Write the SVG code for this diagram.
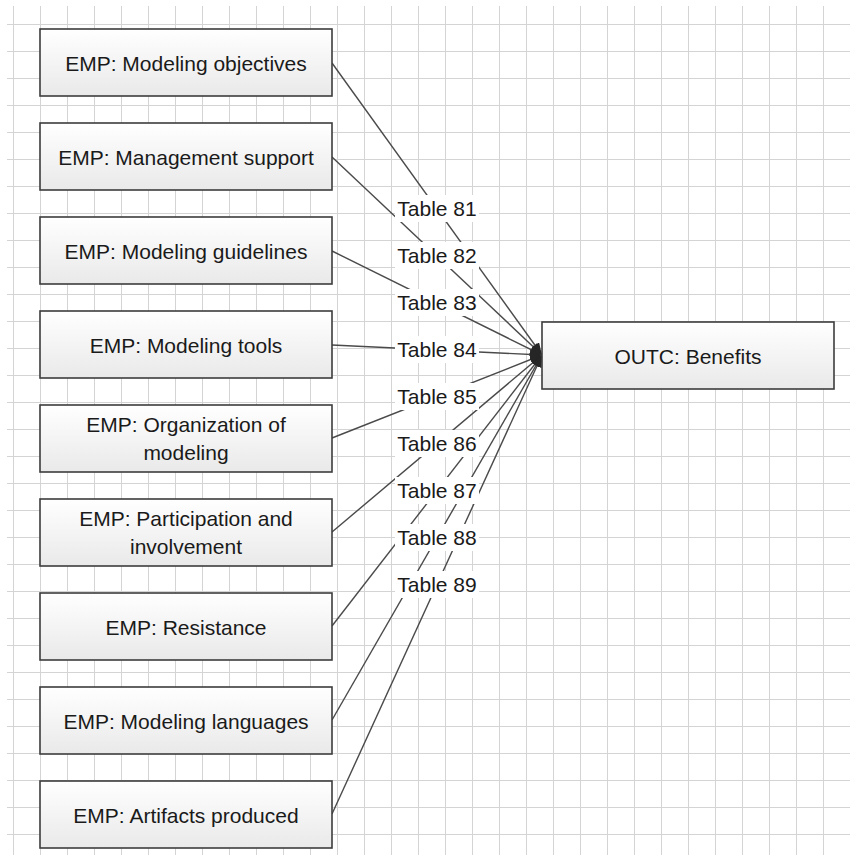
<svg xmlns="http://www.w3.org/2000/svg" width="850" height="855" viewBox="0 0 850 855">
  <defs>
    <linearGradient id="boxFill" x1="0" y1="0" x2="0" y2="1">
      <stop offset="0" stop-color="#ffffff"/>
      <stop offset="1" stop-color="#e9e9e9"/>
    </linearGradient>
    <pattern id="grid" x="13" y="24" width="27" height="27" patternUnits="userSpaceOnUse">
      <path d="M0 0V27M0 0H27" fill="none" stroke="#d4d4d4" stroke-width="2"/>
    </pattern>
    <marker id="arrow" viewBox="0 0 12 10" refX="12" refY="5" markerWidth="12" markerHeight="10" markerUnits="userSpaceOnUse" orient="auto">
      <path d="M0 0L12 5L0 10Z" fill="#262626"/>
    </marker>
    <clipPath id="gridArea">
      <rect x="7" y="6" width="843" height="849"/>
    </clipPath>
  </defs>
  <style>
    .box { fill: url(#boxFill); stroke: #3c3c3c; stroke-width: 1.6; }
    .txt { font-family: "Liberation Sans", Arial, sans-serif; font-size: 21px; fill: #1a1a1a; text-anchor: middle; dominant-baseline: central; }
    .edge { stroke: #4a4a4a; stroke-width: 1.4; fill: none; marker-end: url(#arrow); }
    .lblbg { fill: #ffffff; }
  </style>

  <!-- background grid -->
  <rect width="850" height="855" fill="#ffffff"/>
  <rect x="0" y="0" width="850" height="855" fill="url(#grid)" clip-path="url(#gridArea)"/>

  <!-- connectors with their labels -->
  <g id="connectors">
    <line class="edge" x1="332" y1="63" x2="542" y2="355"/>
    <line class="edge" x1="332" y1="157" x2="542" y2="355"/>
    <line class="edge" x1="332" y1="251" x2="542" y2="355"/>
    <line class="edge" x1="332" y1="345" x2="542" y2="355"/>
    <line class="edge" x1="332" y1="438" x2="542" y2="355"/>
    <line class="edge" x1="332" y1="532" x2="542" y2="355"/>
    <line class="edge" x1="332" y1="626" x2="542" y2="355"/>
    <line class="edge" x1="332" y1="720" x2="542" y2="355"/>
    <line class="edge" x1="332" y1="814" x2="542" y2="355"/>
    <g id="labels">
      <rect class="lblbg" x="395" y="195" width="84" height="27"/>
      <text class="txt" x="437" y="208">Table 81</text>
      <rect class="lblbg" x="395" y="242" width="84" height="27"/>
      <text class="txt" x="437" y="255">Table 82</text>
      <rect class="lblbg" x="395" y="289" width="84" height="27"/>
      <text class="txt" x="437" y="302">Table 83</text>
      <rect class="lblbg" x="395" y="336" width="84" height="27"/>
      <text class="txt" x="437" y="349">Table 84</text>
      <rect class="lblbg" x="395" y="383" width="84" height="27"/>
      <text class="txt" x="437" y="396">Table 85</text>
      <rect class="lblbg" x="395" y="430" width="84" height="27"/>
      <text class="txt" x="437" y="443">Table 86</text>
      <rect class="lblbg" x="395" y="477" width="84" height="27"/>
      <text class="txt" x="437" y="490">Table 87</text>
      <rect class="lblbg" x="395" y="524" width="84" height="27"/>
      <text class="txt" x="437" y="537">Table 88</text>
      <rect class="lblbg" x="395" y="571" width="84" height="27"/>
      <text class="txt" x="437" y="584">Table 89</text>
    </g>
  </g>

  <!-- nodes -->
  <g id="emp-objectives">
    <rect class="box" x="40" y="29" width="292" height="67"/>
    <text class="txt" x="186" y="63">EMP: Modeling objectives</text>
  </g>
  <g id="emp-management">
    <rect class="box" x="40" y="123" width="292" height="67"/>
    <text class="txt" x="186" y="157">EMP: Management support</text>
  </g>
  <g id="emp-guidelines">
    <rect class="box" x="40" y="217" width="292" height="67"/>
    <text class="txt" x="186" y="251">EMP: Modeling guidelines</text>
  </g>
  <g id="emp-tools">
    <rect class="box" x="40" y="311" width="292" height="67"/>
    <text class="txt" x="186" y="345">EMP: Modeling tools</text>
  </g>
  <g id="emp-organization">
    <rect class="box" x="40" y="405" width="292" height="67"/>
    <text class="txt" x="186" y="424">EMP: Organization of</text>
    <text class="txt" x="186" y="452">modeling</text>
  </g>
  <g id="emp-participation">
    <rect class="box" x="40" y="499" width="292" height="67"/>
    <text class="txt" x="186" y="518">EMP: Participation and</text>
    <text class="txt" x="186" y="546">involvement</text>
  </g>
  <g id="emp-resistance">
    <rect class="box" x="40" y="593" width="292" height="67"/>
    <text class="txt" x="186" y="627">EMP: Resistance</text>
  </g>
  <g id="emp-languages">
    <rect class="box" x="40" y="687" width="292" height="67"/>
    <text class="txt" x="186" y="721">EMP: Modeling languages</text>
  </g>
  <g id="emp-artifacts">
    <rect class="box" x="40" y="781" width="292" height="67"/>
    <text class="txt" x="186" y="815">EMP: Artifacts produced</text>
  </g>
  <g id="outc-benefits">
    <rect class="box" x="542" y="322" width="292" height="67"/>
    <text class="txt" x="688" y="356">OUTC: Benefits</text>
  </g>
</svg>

════════════════

(What you need to do) Copy the data character for character, but drop all pictures from the copy.

(Response for this exercise)
Write the SVG code for this diagram.
<svg xmlns="http://www.w3.org/2000/svg" width="850" height="855" viewBox="0 0 850 855">
  <defs>
    <linearGradient id="boxFill" x1="0" y1="0" x2="0" y2="1">
      <stop offset="0" stop-color="#ffffff"/>
      <stop offset="1" stop-color="#e9e9e9"/>
    </linearGradient>
    <pattern id="grid" x="13" y="24" width="27" height="27" patternUnits="userSpaceOnUse">
      <path d="M0 0V27M0 0H27" fill="none" stroke="#d4d4d4" stroke-width="2"/>
    </pattern>
    <marker id="arrow" viewBox="0 0 12 10" refX="12" refY="5" markerWidth="12" markerHeight="10" markerUnits="userSpaceOnUse" orient="auto">
      <path d="M0 0L12 5L0 10Z" fill="#262626"/>
    </marker>
    <clipPath id="gridArea">
      <rect x="7" y="6" width="843" height="849"/>
    </clipPath>
  </defs>
  <style>
    .box { fill: url(#boxFill); stroke: #3c3c3c; stroke-width: 1.6; }
    .txt { font-family: "Liberation Sans", Arial, sans-serif; font-size: 21px; fill: #1a1a1a; text-anchor: middle; dominant-baseline: central; }
    .edge { stroke: #4a4a4a; stroke-width: 1.4; fill: none; marker-end: url(#arrow); }
    .lblbg { fill: #ffffff; }
  </style>

  <!-- background grid -->
  <rect width="850" height="855" fill="#ffffff"/>
  <rect x="0" y="0" width="850" height="855" fill="url(#grid)" clip-path="url(#gridArea)"/>

  <!-- connectors with their labels -->
  <g id="connectors">
    <line class="edge" x1="332" y1="63" x2="542" y2="355"/>
    <line class="edge" x1="332" y1="157" x2="542" y2="355"/>
    <line class="edge" x1="332" y1="251" x2="542" y2="355"/>
    <line class="edge" x1="332" y1="345" x2="542" y2="355"/>
    <line class="edge" x1="332" y1="438" x2="542" y2="355"/>
    <line class="edge" x1="332" y1="532" x2="542" y2="355"/>
    <line class="edge" x1="332" y1="626" x2="542" y2="355"/>
    <line class="edge" x1="332" y1="720" x2="542" y2="355"/>
    <line class="edge" x1="332" y1="814" x2="542" y2="355"/>
    <g id="labels">
      <rect class="lblbg" x="395" y="195" width="84" height="27"/>
      <text class="txt" x="437" y="208">Table 81</text>
      <rect class="lblbg" x="395" y="242" width="84" height="27"/>
      <text class="txt" x="437" y="255">Table 82</text>
      <rect class="lblbg" x="395" y="289" width="84" height="27"/>
      <text class="txt" x="437" y="302">Table 83</text>
      <rect class="lblbg" x="395" y="336" width="84" height="27"/>
      <text class="txt" x="437" y="349">Table 84</text>
      <rect class="lblbg" x="395" y="383" width="84" height="27"/>
      <text class="txt" x="437" y="396">Table 85</text>
      <rect class="lblbg" x="395" y="430" width="84" height="27"/>
      <text class="txt" x="437" y="443">Table 86</text>
      <rect class="lblbg" x="395" y="477" width="84" height="27"/>
      <text class="txt" x="437" y="490">Table 87</text>
      <rect class="lblbg" x="395" y="524" width="84" height="27"/>
      <text class="txt" x="437" y="537">Table 88</text>
      <rect class="lblbg" x="395" y="571" width="84" height="27"/>
      <text class="txt" x="437" y="584">Table 89</text>
    </g>
  </g>

  <!-- nodes -->
  <g id="emp-objectives">
    <rect class="box" x="40" y="29" width="292" height="67"/>
    <text class="txt" x="186" y="63">EMP: Modeling objectives</text>
  </g>
  <g id="emp-management">
    <rect class="box" x="40" y="123" width="292" height="67"/>
    <text class="txt" x="186" y="157">EMP: Management support</text>
  </g>
  <g id="emp-guidelines">
    <rect class="box" x="40" y="217" width="292" height="67"/>
    <text class="txt" x="186" y="251">EMP: Modeling guidelines</text>
  </g>
  <g id="emp-tools">
    <rect class="box" x="40" y="311" width="292" height="67"/>
    <text class="txt" x="186" y="345">EMP: Modeling tools</text>
  </g>
  <g id="emp-organization">
    <rect class="box" x="40" y="405" width="292" height="67"/>
    <text class="txt" x="186" y="424">EMP: Organization of</text>
    <text class="txt" x="186" y="452">modeling</text>
  </g>
  <g id="emp-participation">
    <rect class="box" x="40" y="499" width="292" height="67"/>
    <text class="txt" x="186" y="518">EMP: Participation and</text>
    <text class="txt" x="186" y="546">involvement</text>
  </g>
  <g id="emp-resistance">
    <rect class="box" x="40" y="593" width="292" height="67"/>
    <text class="txt" x="186" y="627">EMP: Resistance</text>
  </g>
  <g id="emp-languages">
    <rect class="box" x="40" y="687" width="292" height="67"/>
    <text class="txt" x="186" y="721">EMP: Modeling languages</text>
  </g>
  <g id="emp-artifacts">
    <rect class="box" x="40" y="781" width="292" height="67"/>
    <text class="txt" x="186" y="815">EMP: Artifacts produced</text>
  </g>
  <g id="outc-benefits">
    <rect class="box" x="542" y="322" width="292" height="67"/>
    <text class="txt" x="688" y="356">OUTC: Benefits</text>
  </g>
</svg>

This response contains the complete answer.